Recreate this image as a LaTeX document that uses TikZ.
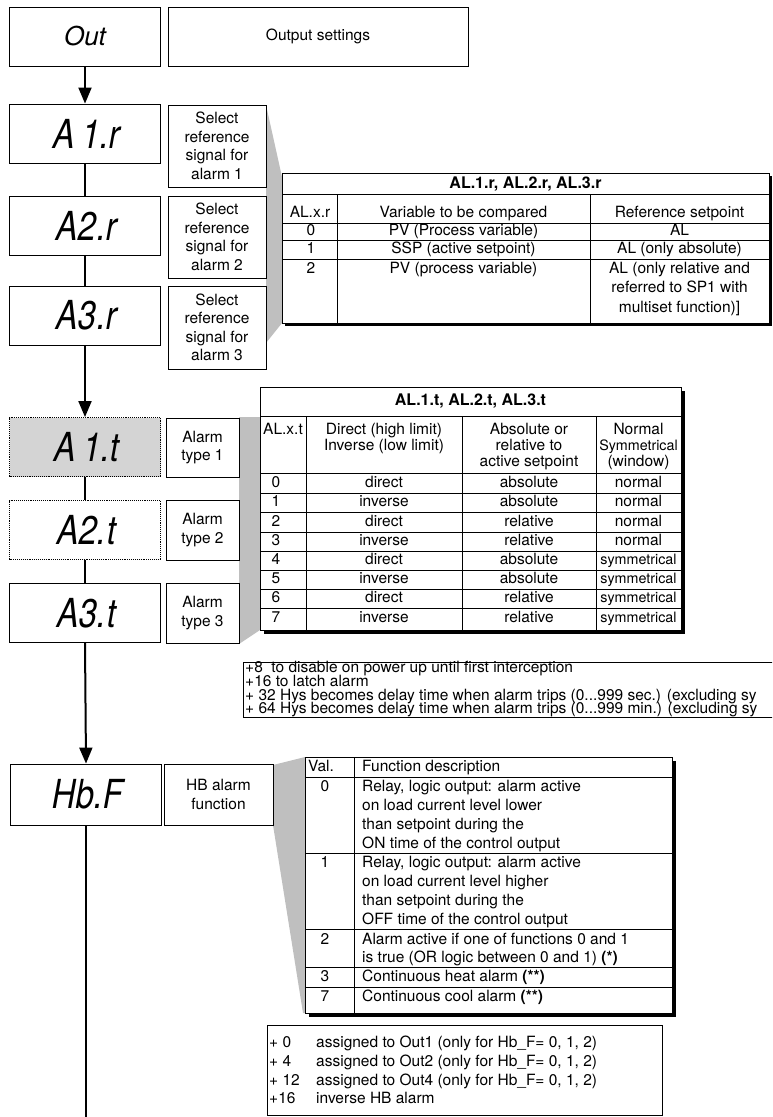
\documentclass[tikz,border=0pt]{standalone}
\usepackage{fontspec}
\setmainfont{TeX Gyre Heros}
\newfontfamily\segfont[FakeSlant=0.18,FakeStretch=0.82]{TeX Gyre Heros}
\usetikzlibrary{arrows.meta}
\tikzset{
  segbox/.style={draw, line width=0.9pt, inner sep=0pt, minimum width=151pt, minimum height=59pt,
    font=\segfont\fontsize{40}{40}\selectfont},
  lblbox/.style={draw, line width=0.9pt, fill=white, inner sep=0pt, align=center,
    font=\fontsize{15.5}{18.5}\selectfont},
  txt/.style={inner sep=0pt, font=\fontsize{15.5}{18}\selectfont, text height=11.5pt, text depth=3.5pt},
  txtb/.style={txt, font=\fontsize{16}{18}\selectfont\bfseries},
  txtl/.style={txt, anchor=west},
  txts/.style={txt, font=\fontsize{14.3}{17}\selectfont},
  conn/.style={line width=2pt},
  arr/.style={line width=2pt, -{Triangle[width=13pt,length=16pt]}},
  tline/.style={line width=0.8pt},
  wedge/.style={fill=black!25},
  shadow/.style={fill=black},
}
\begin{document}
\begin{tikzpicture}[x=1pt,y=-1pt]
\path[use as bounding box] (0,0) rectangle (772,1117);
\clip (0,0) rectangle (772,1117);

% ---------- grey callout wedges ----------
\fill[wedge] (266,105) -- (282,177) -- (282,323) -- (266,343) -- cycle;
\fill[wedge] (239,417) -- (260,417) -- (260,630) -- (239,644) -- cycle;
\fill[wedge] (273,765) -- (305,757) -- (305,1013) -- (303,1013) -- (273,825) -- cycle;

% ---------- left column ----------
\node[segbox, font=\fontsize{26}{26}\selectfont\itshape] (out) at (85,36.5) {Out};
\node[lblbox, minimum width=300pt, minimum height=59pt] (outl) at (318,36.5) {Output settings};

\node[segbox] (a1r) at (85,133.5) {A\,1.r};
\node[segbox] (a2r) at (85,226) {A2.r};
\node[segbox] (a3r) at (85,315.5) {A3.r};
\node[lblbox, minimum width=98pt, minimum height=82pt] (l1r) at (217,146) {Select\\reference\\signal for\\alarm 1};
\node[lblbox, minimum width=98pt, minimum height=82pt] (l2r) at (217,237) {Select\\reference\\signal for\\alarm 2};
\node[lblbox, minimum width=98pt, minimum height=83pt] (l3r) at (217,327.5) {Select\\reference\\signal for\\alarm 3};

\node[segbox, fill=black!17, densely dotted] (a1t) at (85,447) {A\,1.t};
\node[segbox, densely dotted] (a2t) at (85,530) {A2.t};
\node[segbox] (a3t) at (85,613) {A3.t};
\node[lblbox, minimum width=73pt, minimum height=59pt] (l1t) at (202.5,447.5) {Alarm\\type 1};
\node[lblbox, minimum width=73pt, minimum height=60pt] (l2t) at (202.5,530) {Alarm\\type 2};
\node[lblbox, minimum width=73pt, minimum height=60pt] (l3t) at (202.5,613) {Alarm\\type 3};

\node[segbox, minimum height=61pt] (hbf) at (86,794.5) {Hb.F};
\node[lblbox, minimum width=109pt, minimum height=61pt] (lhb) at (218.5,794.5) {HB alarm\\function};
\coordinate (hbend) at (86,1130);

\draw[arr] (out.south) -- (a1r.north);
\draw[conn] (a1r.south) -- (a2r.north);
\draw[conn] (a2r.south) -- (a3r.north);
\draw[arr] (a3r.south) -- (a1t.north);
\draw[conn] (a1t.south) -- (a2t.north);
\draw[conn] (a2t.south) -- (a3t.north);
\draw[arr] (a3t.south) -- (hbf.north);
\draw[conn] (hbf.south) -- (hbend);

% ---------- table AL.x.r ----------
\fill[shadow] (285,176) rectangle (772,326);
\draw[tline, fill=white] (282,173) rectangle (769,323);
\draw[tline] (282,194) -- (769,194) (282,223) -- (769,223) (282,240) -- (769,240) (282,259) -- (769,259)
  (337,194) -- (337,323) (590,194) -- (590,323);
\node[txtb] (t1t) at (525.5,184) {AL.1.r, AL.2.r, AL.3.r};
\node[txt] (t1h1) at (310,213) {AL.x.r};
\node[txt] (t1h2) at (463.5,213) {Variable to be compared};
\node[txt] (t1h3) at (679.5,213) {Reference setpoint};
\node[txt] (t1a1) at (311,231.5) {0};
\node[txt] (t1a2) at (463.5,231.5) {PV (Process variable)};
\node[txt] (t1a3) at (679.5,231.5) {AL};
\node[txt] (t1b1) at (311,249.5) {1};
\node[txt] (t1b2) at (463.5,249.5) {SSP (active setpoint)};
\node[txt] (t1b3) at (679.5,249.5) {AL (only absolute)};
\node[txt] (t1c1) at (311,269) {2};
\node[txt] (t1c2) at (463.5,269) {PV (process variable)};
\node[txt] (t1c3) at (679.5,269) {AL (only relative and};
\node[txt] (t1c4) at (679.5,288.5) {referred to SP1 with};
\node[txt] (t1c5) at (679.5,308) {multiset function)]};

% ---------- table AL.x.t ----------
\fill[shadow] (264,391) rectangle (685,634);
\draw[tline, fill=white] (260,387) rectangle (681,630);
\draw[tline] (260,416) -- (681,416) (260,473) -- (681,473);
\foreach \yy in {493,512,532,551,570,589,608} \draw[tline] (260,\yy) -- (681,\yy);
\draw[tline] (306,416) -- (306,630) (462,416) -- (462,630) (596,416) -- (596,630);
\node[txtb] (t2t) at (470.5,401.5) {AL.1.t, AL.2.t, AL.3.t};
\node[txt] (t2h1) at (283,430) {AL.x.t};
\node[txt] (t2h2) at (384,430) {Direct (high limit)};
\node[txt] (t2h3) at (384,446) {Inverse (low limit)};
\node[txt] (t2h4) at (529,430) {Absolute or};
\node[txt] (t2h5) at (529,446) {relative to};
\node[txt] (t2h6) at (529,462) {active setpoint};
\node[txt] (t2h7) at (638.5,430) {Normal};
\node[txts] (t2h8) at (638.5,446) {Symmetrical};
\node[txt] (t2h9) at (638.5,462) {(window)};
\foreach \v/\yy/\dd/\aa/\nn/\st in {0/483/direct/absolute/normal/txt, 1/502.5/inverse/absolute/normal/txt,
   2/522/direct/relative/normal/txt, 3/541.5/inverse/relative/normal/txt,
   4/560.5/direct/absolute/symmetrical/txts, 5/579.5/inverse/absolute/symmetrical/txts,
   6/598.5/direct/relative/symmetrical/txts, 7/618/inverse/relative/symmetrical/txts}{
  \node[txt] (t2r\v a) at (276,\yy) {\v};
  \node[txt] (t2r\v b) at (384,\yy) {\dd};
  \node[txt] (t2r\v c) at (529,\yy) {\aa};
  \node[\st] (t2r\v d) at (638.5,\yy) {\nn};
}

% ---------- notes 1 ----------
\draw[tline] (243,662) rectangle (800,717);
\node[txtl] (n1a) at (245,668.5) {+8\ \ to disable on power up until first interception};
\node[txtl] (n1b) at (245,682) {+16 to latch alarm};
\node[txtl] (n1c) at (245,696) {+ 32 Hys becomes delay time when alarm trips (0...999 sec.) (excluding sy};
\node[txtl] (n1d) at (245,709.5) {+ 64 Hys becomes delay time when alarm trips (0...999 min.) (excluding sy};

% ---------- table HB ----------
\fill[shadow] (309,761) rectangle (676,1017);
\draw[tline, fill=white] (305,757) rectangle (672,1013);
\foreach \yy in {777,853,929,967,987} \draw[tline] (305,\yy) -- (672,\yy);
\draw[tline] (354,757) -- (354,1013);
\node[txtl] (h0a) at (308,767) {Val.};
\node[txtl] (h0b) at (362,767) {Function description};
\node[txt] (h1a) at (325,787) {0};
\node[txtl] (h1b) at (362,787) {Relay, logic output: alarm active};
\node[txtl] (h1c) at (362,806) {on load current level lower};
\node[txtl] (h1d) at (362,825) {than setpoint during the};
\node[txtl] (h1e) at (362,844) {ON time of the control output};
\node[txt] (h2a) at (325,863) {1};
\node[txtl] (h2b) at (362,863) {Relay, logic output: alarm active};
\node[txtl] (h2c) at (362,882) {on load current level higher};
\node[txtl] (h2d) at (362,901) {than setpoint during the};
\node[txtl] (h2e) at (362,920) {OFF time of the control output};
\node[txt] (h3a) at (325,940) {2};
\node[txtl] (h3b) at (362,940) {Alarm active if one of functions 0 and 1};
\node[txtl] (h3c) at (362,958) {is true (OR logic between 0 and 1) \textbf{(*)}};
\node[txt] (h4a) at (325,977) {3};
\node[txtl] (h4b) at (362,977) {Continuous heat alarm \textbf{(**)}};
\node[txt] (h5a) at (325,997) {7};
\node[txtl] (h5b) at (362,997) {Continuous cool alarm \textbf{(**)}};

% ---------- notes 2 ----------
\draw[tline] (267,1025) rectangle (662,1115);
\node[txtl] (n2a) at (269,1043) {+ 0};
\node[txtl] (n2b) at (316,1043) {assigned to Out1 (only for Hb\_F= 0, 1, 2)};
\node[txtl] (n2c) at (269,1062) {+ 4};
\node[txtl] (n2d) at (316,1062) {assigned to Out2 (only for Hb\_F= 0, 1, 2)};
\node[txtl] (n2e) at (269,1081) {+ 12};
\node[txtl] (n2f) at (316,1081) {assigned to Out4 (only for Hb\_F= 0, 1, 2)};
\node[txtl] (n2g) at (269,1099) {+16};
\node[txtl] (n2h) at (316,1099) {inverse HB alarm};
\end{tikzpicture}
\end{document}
---------------
Repeat, word for word and with no pictures, only the lines running from the beginning of the data to the line that contains "minimum width=300pt, minimum".

Recreate this image as a LaTeX document that uses TikZ.
\documentclass[tikz,border=0pt]{standalone}
\usepackage{fontspec}
\setmainfont{TeX Gyre Heros}
\newfontfamily\segfont[FakeSlant=0.18,FakeStretch=0.82]{TeX Gyre Heros}
\usetikzlibrary{arrows.meta}
\tikzset{
  segbox/.style={draw, line width=0.9pt, inner sep=0pt, minimum width=151pt, minimum height=59pt,
    font=\segfont\fontsize{40}{40}\selectfont},
  lblbox/.style={draw, line width=0.9pt, fill=white, inner sep=0pt, align=center,
    font=\fontsize{15.5}{18.5}\selectfont},
  txt/.style={inner sep=0pt, font=\fontsize{15.5}{18}\selectfont, text height=11.5pt, text depth=3.5pt},
  txtb/.style={txt, font=\fontsize{16}{18}\selectfont\bfseries},
  txtl/.style={txt, anchor=west},
  txts/.style={txt, font=\fontsize{14.3}{17}\selectfont},
  conn/.style={line width=2pt},
  arr/.style={line width=2pt, -{Triangle[width=13pt,length=16pt]}},
  tline/.style={line width=0.8pt},
  wedge/.style={fill=black!25},
  shadow/.style={fill=black},
}
\begin{document}
\begin{tikzpicture}[x=1pt,y=-1pt]
\path[use as bounding box] (0,0) rectangle (772,1117);
\clip (0,0) rectangle (772,1117);

% ---------- grey callout wedges ----------
\fill[wedge] (266,105) -- (282,177) -- (282,323) -- (266,343) -- cycle;
\fill[wedge] (239,417) -- (260,417) -- (260,630) -- (239,644) -- cycle;
\fill[wedge] (273,765) -- (305,757) -- (305,1013) -- (303,1013) -- (273,825) -- cycle;

% ---------- left column ----------
\node[segbox, font=\fontsize{26}{26}\selectfont\itshape] (out) at (85,36.5) {Out};
\node[lblbox, minimum width=300pt, minimum height=59pt] (outl) at (318,36.5) {Output settings};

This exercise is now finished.